## Given information
┏━━

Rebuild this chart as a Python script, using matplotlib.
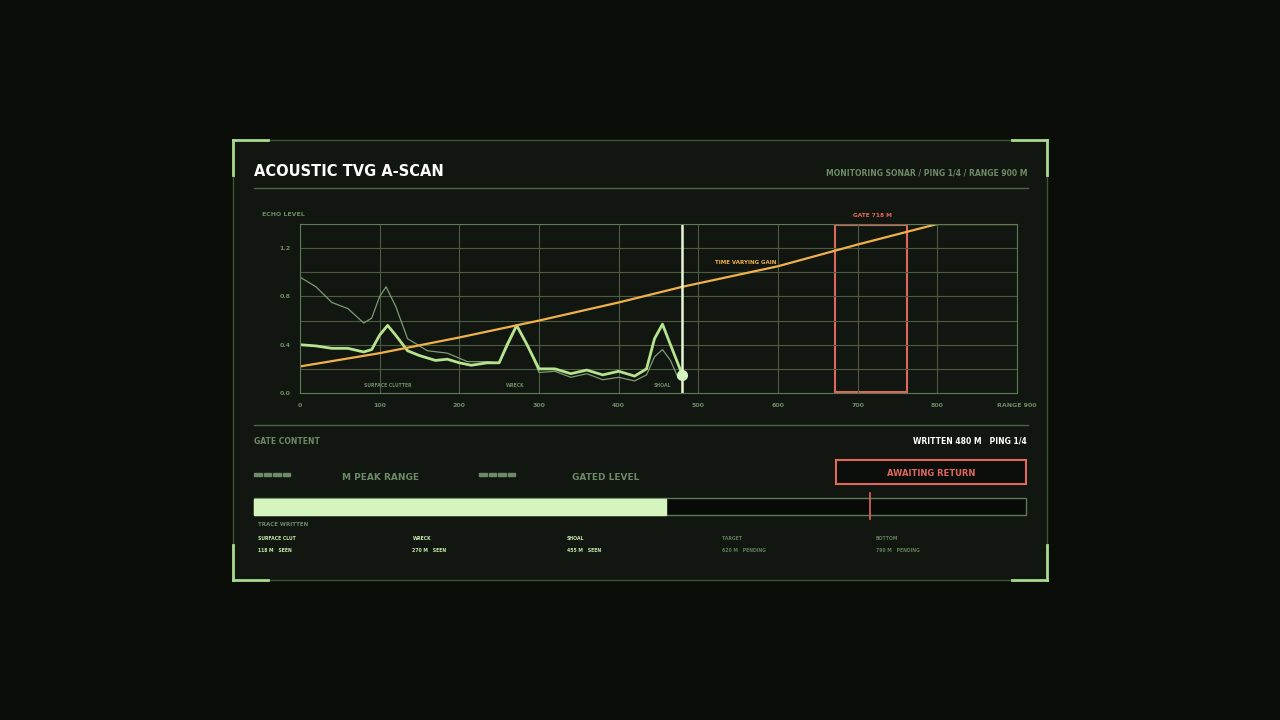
import matplotlib
matplotlib.use("Agg")
import matplotlib.pyplot as plt
from matplotlib.patches import Rectangle
import numpy as np

plt.rcParams['font.family'] = ['DejaVu Sans']

# data
bright_x = [0,20,40,60,80,90,100,110,120,135,150,170,185,200,215,235,250,260,272,285,300,320,340,360,380,400,420,435,445,455,465,480]
bright_y = [0.40,0.39,0.37,0.37,0.34,0.36,0.48,0.56,0.48,0.35,0.31,0.27,0.28,0.25,0.23,0.25,0.25,0.40,0.56,0.40,0.20,0.20,0.16,0.19,0.15,0.18,0.14,0.20,0.45,0.57,0.40,0.15]
raw_x = [0,20,40,60,80,90,100,108,120,135,160,185,210,235,250,260,272,285,300,320,340,360,380,400,420,435,445,455,465,475]
raw_y = [0.96,0.88,0.75,0.70,0.58,0.62,0.80,0.88,0.72,0.45,0.35,0.33,0.26,0.26,0.25,0.38,0.55,0.40,0.17,0.18,0.13,0.16,0.11,0.13,0.10,0.15,0.30,0.36,0.27,0.12]
tvg_x = [0,100,200,300,400,480,600,700,800,900]
tvg_y = [0.22,0.33,0.46,0.60,0.75,0.88,1.05,1.23,1.40,1.40]
cursor_m = 480
gate_lo, gate_hi, gate_m = 672, 762, 718
xticks = [0,100,200,300,400,500,600,700,800]
yticks = [0.0,0.4,0.8,1.2]
labels = [("SURFACE CLUTTER",110),("WRECK",270),("SHOAL",455)]
cards = [("SURFACE CLUT","118 M   SEEN",True),("WRECK","270 M   SEEN",True),("SHOAL","455 M   SEEN",True),("TARGET","620 M   PENDING",False),("BOTTOM","790 M   PENDING",False)]

W,H = 1280,720
BG = '#0b0d09'; PANEL = '#121610'; GRID = '#4a5c44'; DIM = '#6d8a66'; BRIGHT = '#d4f5c0'
fig = plt.figure(figsize=(12.8,7.2), dpi=100, facecolor=BG)
ov = fig.add_axes([0,0,1,1]); ov.set_xlim(0,W); ov.set_ylim(H,0); ov.axis('off')

ov.add_patch(Rectangle((233,140),814,440,facecolor=PANEL,edgecolor='#3e5238',lw=1))
for (cx,cy,dx,dy) in [(233,140,1,1),(1047,140,-1,1),(233,580,1,-1),(1047,580,-1,-1)]:
    ov.plot([cx,cx+dx*35],[cy,cy],color='#a9d98f',lw=2)
    ov.plot([cx,cx],[cy,cy+dy*35],color='#a9d98f',lw=2)
ov.text(254,172,"ACOUSTIC TVG A-SCAN",color='white',fontsize=10.5,fontweight='bold',va='center')
ov.text(1027,173,"MONITORING SONAR / PING 1/4 / RANGE 900 M",color=DIM,fontsize=5.5,fontweight='bold',va='center',ha='right')
ov.plot([254,1028],[188,188],color='#4e6447',lw=1)
ov.text(262,214,"ECHO LEVEL",color=DIM,fontsize=4.5,fontweight='bold',va='center')
ov.plot([254,1028],[425,425],color='#4e6447',lw=1)
ov.text(254,441,"GATE CONTENT",color=DIM,fontsize=5.5,fontweight='bold',va='center')
ov.text(1027,441,"WRITTEN 480 M   PING 1/4",color='white',fontsize=5.5,fontweight='bold',va='center',ha='right')
for bx in (254,479):
    for i in range(4):
        ov.add_patch(Rectangle((bx+i*9.5,473),7.5,3,color=DIM))
ov.text(381,478,"M PEAK RANGE",color=DIM,fontsize=6.5,fontweight='bold',va='center',ha='center')
ov.text(606,478,"GATED LEVEL",color=DIM,fontsize=6.5,fontweight='bold',va='center',ha='center')
ov.add_patch(Rectangle((836,460),190,24,facecolor='#0c0e0b',edgecolor='#e0675d',lw=1.5))
ov.text(931,474,"AWAITING RETURN",color='#e0675d',fontsize=6,fontweight='bold',va='center',ha='center')
bx0,bx1 = 254,1026
ov.add_patch(Rectangle((bx0,498),bx1-bx0,17,facecolor='#080a07',edgecolor='#5d7a56',lw=1))
ov.add_patch(Rectangle((bx0,498.5),(bx1-bx0)*cursor_m/900,16,color=BRIGHT))
gx = bx0+(bx1-bx0)*gate_m/900
ov.plot([gx,gx],[493,519],color='#e0675d',lw=1.2)
ov.text(258,524,"TRACE WRITTEN",color=DIM,fontsize=4,fontweight='bold',va='center')
for i,(a,b,seen) in enumerate(cards):
    x = 258+i*154.5
    c = '#c6e8ab' if seen else '#5d7a56'
    ov.text(x,538,a,color=c,fontsize=3.3,fontweight='bold',va='center')
    ov.text(x,550,b,color=c,fontsize=3.3,fontweight='bold',va='center')

ax = fig.add_axes([300/W,(H-393)/H,717/W,169/H])
ax.set_facecolor(PANEL)
ax.set_xlim(0,900); ax.set_ylim(0,1.4)
for s in ax.spines.values(): s.set_color('#5d7a56')
ax.set_xticks(xticks+[900]); ax.set_xticklabels([str(t) for t in xticks]+["RANGE 900"])
ax.set_yticks(np.arange(0,1.41,0.2)); ax.set_yticklabels([f"{t:.1f}" if any(abs(t-y)<1e-6 for y in yticks) else "" for t in np.arange(0,1.41,0.2)])
ax.tick_params(colors=DIM,labelsize=4.5,length=0,pad=7)
for l in ax.get_xticklabels()+ax.get_yticklabels(): l.set_fontweight('bold')
ax.grid(True,color=GRID,lw=0.8)
ax.plot(raw_x,raw_y,color='#7d9a72',lw=0.9)
ax.plot(bright_x,bright_y,color='#b6e38e',lw=2)
ax.plot(tvg_x,tvg_y,color='#f0b14a',lw=1.6)
ax.axvline(cursor_m,color='#e6f7d6',lw=1.8)
ax.plot([cursor_m],[bright_y[-1]],'o',color=BRIGHT,ms=7)
ax.add_patch(Rectangle((gate_lo,0.01),gate_hi-gate_lo,1.38,fill=False,edgecolor='#e0675d',lw=1.5))
ax.text(gate_m,1.47,f"GATE {gate_m} M",color='#e0675d',fontsize=4.2,fontweight='bold',ha='center',va='center',clip_on=False)
ax.text(560,1.08,"TIME VARYING GAIN",color='#f0b14a',fontsize=4,fontweight='bold',ha='center',va='center')
for t,xm in labels:
    ax.text(xm,0.06,t,color=DIM,fontsize=3.3,fontweight='bold',ha='center',va='center')
fig.savefig("out.png",dpi=100,facecolor=BG)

┗━━

## What to do
Return nothing but the lines running from the start of the data to the line with "ov = fig.add_axes([0,0,1,1]);", please, both ends included and no pictures.

## The reply
Rebuild this chart as a Python script, using matplotlib.
import matplotlib
matplotlib.use("Agg")
import matplotlib.pyplot as plt
from matplotlib.patches import Rectangle
import numpy as np

plt.rcParams['font.family'] = ['DejaVu Sans']

# data
bright_x = [0,20,40,60,80,90,100,110,120,135,150,170,185,200,215,235,250,260,272,285,300,320,340,360,380,400,420,435,445,455,465,480]
bright_y = [0.40,0.39,0.37,0.37,0.34,0.36,0.48,0.56,0.48,0.35,0.31,0.27,0.28,0.25,0.23,0.25,0.25,0.40,0.56,0.40,0.20,0.20,0.16,0.19,0.15,0.18,0.14,0.20,0.45,0.57,0.40,0.15]
raw_x = [0,20,40,60,80,90,100,108,120,135,160,185,210,235,250,260,272,285,300,320,340,360,380,400,420,435,445,455,465,475]
raw_y = [0.96,0.88,0.75,0.70,0.58,0.62,0.80,0.88,0.72,0.45,0.35,0.33,0.26,0.26,0.25,0.38,0.55,0.40,0.17,0.18,0.13,0.16,0.11,0.13,0.10,0.15,0.30,0.36,0.27,0.12]
tvg_x = [0,100,200,300,400,480,600,700,800,900]
tvg_y = [0.22,0.33,0.46,0.60,0.75,0.88,1.05,1.23,1.40,1.40]
cursor_m = 480
gate_lo, gate_hi, gate_m = 672, 762, 718
xticks = [0,100,200,300,400,500,600,700,800]
yticks = [0.0,0.4,0.8,1.2]
labels = [("SURFACE CLUTTER",110),("WRECK",270),("SHOAL",455)]
cards = [("SURFACE CLUT","118 M   SEEN",True),("WRECK","270 M   SEEN",True),("SHOAL","455 M   SEEN",True),("TARGET","620 M   PENDING",False),("BOTTOM","790 M   PENDING",False)]

W,H = 1280,720
BG = '#0b0d09'; PANEL = '#121610'; GRID = '#4a5c44'; DIM = '#6d8a66'; BRIGHT = '#d4f5c0'
fig = plt.figure(figsize=(12.8,7.2), dpi=100, facecolor=BG)
ov = fig.add_axes([0,0,1,1]); ov.set_xlim(0,W); ov.set_ylim(H,0); ov.axis('off')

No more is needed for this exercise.